— Start Data —
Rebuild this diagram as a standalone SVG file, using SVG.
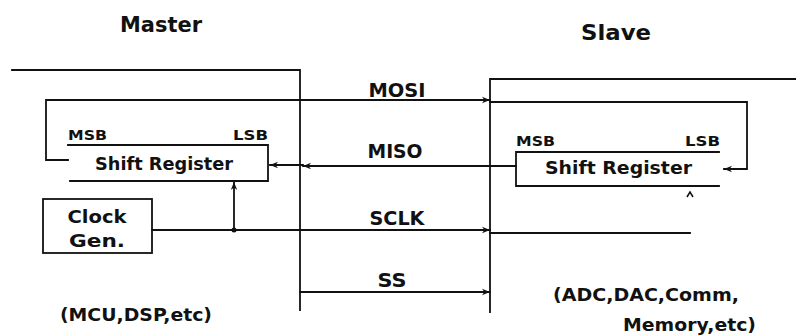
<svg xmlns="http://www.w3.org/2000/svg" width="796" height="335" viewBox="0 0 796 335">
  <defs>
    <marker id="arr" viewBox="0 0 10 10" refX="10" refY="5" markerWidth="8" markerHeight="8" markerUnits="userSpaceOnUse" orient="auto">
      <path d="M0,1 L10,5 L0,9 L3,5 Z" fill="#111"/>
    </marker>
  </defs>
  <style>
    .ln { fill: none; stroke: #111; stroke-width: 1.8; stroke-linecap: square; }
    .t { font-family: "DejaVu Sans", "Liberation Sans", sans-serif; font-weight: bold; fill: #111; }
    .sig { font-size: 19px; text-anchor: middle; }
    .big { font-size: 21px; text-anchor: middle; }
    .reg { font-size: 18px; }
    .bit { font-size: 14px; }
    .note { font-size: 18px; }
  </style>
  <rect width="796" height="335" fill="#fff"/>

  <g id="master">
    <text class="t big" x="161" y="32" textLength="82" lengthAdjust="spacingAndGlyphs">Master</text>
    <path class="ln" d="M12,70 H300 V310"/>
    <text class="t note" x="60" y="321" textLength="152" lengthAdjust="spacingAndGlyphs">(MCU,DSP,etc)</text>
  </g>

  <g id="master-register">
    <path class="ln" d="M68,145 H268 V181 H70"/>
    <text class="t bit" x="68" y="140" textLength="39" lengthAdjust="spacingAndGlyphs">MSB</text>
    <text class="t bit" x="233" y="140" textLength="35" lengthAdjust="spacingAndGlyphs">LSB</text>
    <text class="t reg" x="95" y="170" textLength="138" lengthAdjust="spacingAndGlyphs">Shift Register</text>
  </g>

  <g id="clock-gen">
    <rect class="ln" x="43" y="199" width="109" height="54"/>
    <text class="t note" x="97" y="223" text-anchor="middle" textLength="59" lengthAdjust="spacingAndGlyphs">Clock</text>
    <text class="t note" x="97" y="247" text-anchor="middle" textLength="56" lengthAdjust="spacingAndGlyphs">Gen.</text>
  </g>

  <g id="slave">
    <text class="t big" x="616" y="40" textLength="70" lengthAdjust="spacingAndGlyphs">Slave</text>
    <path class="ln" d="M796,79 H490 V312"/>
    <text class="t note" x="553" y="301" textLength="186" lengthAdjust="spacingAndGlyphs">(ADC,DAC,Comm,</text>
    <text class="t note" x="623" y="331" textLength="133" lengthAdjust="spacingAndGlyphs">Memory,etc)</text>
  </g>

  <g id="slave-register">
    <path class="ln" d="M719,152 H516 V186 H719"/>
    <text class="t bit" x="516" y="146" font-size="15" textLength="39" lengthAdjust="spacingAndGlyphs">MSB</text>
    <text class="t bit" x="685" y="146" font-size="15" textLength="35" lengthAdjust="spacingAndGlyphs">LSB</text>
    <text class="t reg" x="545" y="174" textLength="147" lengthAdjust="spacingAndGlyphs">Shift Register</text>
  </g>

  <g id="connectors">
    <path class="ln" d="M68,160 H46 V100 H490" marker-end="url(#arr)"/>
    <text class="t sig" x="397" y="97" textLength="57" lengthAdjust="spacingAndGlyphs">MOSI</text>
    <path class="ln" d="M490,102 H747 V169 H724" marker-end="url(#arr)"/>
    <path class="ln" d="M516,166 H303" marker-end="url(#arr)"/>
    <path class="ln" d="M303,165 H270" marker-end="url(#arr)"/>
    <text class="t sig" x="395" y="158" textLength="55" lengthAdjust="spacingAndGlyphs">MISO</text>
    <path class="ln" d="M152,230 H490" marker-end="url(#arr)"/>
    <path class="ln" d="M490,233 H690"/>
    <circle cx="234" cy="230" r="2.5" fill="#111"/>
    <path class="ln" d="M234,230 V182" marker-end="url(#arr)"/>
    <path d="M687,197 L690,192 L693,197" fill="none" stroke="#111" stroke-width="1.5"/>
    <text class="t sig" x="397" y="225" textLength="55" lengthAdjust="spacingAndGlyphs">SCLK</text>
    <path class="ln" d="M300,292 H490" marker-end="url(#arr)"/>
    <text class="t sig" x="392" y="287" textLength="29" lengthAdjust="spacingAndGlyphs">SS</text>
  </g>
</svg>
— End Data —
— Start Data —
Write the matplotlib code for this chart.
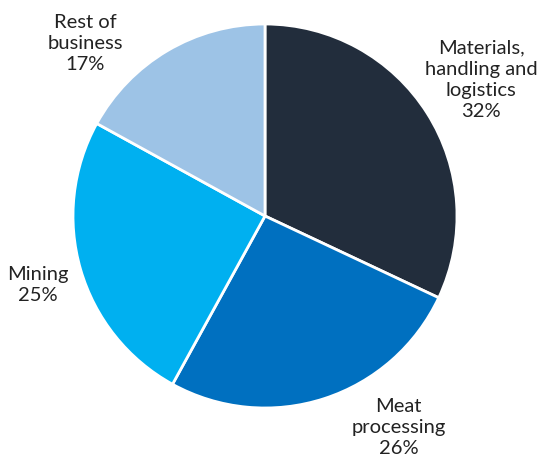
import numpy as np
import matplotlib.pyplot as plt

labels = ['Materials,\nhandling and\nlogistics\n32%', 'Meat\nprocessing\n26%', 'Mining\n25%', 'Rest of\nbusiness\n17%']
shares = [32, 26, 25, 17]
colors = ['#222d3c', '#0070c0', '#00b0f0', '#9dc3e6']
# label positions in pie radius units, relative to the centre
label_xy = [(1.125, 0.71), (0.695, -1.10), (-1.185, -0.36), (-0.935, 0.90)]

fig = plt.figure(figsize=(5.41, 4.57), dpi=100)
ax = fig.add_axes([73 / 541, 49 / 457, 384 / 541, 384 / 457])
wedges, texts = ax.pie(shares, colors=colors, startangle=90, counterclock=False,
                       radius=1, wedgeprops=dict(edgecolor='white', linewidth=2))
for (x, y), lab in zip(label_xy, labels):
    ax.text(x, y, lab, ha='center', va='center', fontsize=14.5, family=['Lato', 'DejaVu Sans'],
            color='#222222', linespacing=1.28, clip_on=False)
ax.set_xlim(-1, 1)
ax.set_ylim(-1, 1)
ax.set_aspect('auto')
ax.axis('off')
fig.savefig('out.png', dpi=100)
— End Data —
Copy the lines above exactly, starting at the one with "Write the matplotlib code for this chart." and ending at the one with "import matplotlib.pyplot as plt", both included. Leave out any pictures and add nothing else.

# Exercise solution
Write the matplotlib code for this chart.
import numpy as np
import matplotlib.pyplot as plt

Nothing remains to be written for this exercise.